Trump's opposition to the TPP, a 13-nation trade agreement the Obama administration was trying to put together, was supposedly rooted in his belief that the bilateral trade deals he promised to negotiate would be better for Americans. But the very agricultural tariff reductions Trump is trumpeting as a victory for American farmers in his Japan deal were also part of the TPP.
In other words, if the U.S. had remained in the TPP, American farmers would already be benefitting from lower tariffs on beef and pork exported to Japan. And they would have greater access to other nations too. Trump is celebrating the benefits of a single trade pact when he could have had much more.
"It really is a pretty small-scale trade agreement," says Clark Packard, a trade policy counsel with the R Street Institute. "The TPP was a better deal than this. It encompassed a lot more areas of trade. It had more members, it was more expansive, and we wasted a lot of time and effort to get to this point."

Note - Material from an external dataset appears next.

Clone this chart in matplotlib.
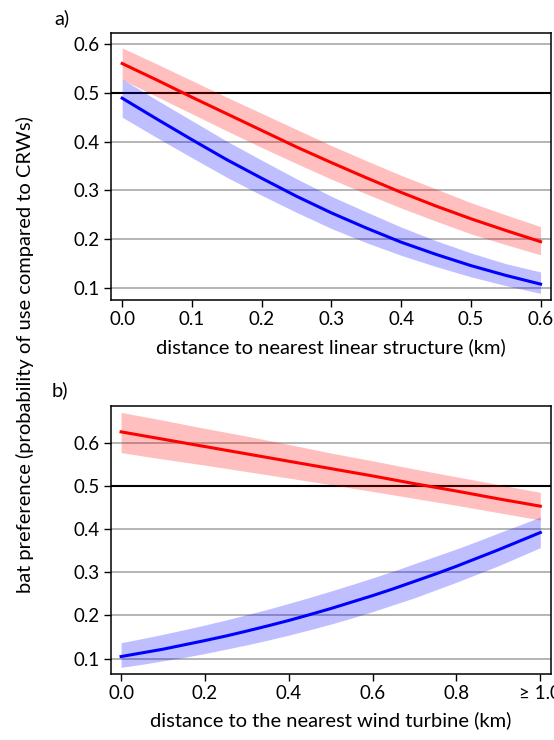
import numpy as np
import matplotlib
matplotlib.use('Agg')
import matplotlib.pyplot as plt

plt.rcParams['font.family'] = ['Lato', 'DejaVu Sans']

# panel a) distance to nearest linear structure (km)
dist_lin = [0.0, 0.05, 0.1, 0.15, 0.2, 0.25, 0.3, 0.35, 0.4, 0.45, 0.5, 0.55, 0.6]
red_a = [0.560, 0.526, 0.491, 0.457, 0.423, 0.389, 0.357, 0.326, 0.296, 0.268, 0.242, 0.218, 0.195]
red_a_lo = [0.527, 0.492, 0.457, 0.422, 0.388, 0.355, 0.323, 0.293, 0.264, 0.237, 0.211, 0.189, 0.168]
red_a_hi = [0.592, 0.559, 0.525, 0.491, 0.458, 0.425, 0.392, 0.361, 0.331, 0.303, 0.275, 0.250, 0.226]
blue_a = [0.489, 0.446, 0.404, 0.363, 0.325, 0.288, 0.254, 0.223, 0.194, 0.169, 0.146, 0.126, 0.108]
blue_a_lo = [0.450, 0.408, 0.367, 0.327, 0.290, 0.255, 0.222, 0.193, 0.167, 0.144, 0.123, 0.105, 0.089]
blue_a_hi = [0.528, 0.485, 0.443, 0.401, 0.362, 0.324, 0.288, 0.256, 0.225, 0.197, 0.172, 0.150, 0.133]

# panel b) distance to the nearest wind turbine (km)
dist_wt = [0.0, 0.05, 0.1, 0.15, 0.2, 0.25, 0.3, 0.35, 0.4, 0.45, 0.5,
	0.55, 0.6, 0.65, 0.7, 0.75, 0.8, 0.85, 0.9, 0.95, 1.0]
red_b = [0.625, 0.6165, 0.608, 0.5995, 0.591, 0.5825, 0.574, 0.5655, 0.557, 0.5485, 0.540,
	0.5315, 0.523, 0.514, 0.505, 0.4965, 0.488, 0.479, 0.470, 0.4615, 0.453]
red_b_lo = [0.577, 0.5695, 0.562, 0.555, 0.548, 0.5405, 0.533, 0.5255, 0.518, 0.5105, 0.503,
	0.495, 0.487, 0.479, 0.471, 0.463, 0.455, 0.4465, 0.438, 0.4295, 0.421]
red_b_hi = [0.670, 0.661, 0.652, 0.6425, 0.633, 0.624, 0.615, 0.6055, 0.596, 0.586, 0.576,
	0.567, 0.558, 0.5485, 0.539, 0.530, 0.521, 0.512, 0.503, 0.494, 0.485]
blue_b = [0.105, 0.1135, 0.122, 0.132, 0.142, 0.1525, 0.164, 0.176, 0.1885, 0.202, 0.216,
	0.231, 0.246, 0.262, 0.279, 0.296, 0.314, 0.333, 0.352, 0.372, 0.392]
blue_b_lo = [0.080, 0.087, 0.095, 0.103, 0.112, 0.122, 0.132, 0.143, 0.1545, 0.167, 0.180,
	0.194, 0.209, 0.225, 0.241, 0.259, 0.277, 0.296, 0.315, 0.336, 0.357]
blue_b_hi = [0.137, 0.1465, 0.1565, 0.167, 0.178, 0.1895, 0.202, 0.2145, 0.228, 0.242, 0.2565,
	0.2715, 0.287, 0.303, 0.320, 0.337, 0.354, 0.372, 0.391, 0.409, 0.428]

yticks = [0.1, 0.2, 0.3, 0.4, 0.5, 0.6]
xticks_a = [0.0, 0.1, 0.2, 0.3, 0.4, 0.5, 0.6]
xticks_b = [0.0, 0.2, 0.4, 0.6, 0.8, 1.0]
xlabels_b = ['0.0', '0.2', '0.4', '0.6', '0.8', '\u2265 1.0']

fs = 13.5   # tick labels
lfs = 14.5  # axis labels

fig = plt.figure(figsize=(5.54, 7.4), dpi=100)
ax1 = fig.add_axes([0.2004, 0.5946, 0.7942, 0.3608])
ax2 = fig.add_axes([0.2004, 0.0896, 0.7942, 0.3622])

panels = [(ax1, dist_lin, [(red_a, red_a_lo, red_a_hi, 'red'), (blue_a, blue_a_lo, blue_a_hi, 'blue')]),
	(ax2, dist_wt, [(red_b, red_b_lo, red_b_hi, 'red'), (blue_b, blue_b_lo, blue_b_hi, 'blue')])]

for ax, x, series in panels:
	for v in yticks:
		if v == 0.5:
			ax.axhline(v, color='black', lw=1.5, zorder=1)
		else:
			ax.axhline(v, color='#a0a0a0', lw=1.1, zorder=1)
	for mid, lo, hi, col in series:
		ax.fill_between(x, lo, hi, color=col, alpha=0.25, lw=0, zorder=2)
		ax.plot(x, mid, color=col, lw=2.2, zorder=3)
	ax.set_yticks(yticks)
	ax.set_yticklabels(['%.1f' % v for v in yticks], fontsize=fs)
	ax.tick_params(direction='out', length=5, width=1, colors='black', pad=3)
	for s in ax.spines.values():
		s.set_linewidth(1.1)

ax1.set_xlim(-0.016, 0.615)
ax1.set_ylim(0.0755, 0.6225)
ax1.set_xticks(xticks_a)
ax1.set_xticklabels(['%.1f' % v for v in xticks_a], fontsize=fs)
ax1.set_xlabel('distance to nearest linear structure (km)', fontsize=lfs, labelpad=7)

ax2.set_xlim(-0.024, 1.0255)
ax2.set_ylim(0.0653, 0.6856)
ax2.set_xticks(xticks_b)
ax2.set_xticklabels(xlabels_b, fontsize=fs)
ax2.set_xlabel('distance to the nearest wind turbine (km)', fontsize=lfs, labelpad=7)

fig.text(0.045, 1 - 355 / 740., 'bat preference (probability of use compared to CRWs)',
	rotation=90, ha='center', va='center', fontsize=lfs)
fig.text(0.098, 1 - 18 / 740., 'a)', ha='left', va='center', fontsize=lfs)
fig.text(0.094, 1 - 390 / 740., 'b)', ha='left', va='center', fontsize=lfs)

plt.savefig('out.png', dpi=100)
plt.close()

The TPP would have eliminated 18,000 tariffs that the partner countries currently impose on American exports. It also would have included soybean exports, which are notably not part of the U.S.–Japan deal.
The TPP was not perfect. Like any trade deal, it would have set rules that favored some politically connected U.S. exporters. It was hundreds of pages long, much of which was dedicated to trying to impose American labor, environmental, and intellectual property rules on other countries. In an ideal world, politicians and bureaucrats would have no role to play in the trade between people and businesses, no matter how many national borders are crossed in the process. If Trump wanted to scrap the TPP in favor of simpler deals that merely reduced tariffs and other barriers to trade, that would have been an improvement.
Instead he has done the opposite. He has raised tariffs on many imports—which means hiking taxes on American consumers and businesses—and his decision to abandon the TPP deprived American businesses of new opportunities in Asian markets.
Signing a trade with Japan is a small step in the right direction, but it only cancels out a portion of the damage Trump has done. "It's better than the status quo," says Packard, "but not as good as it could have been."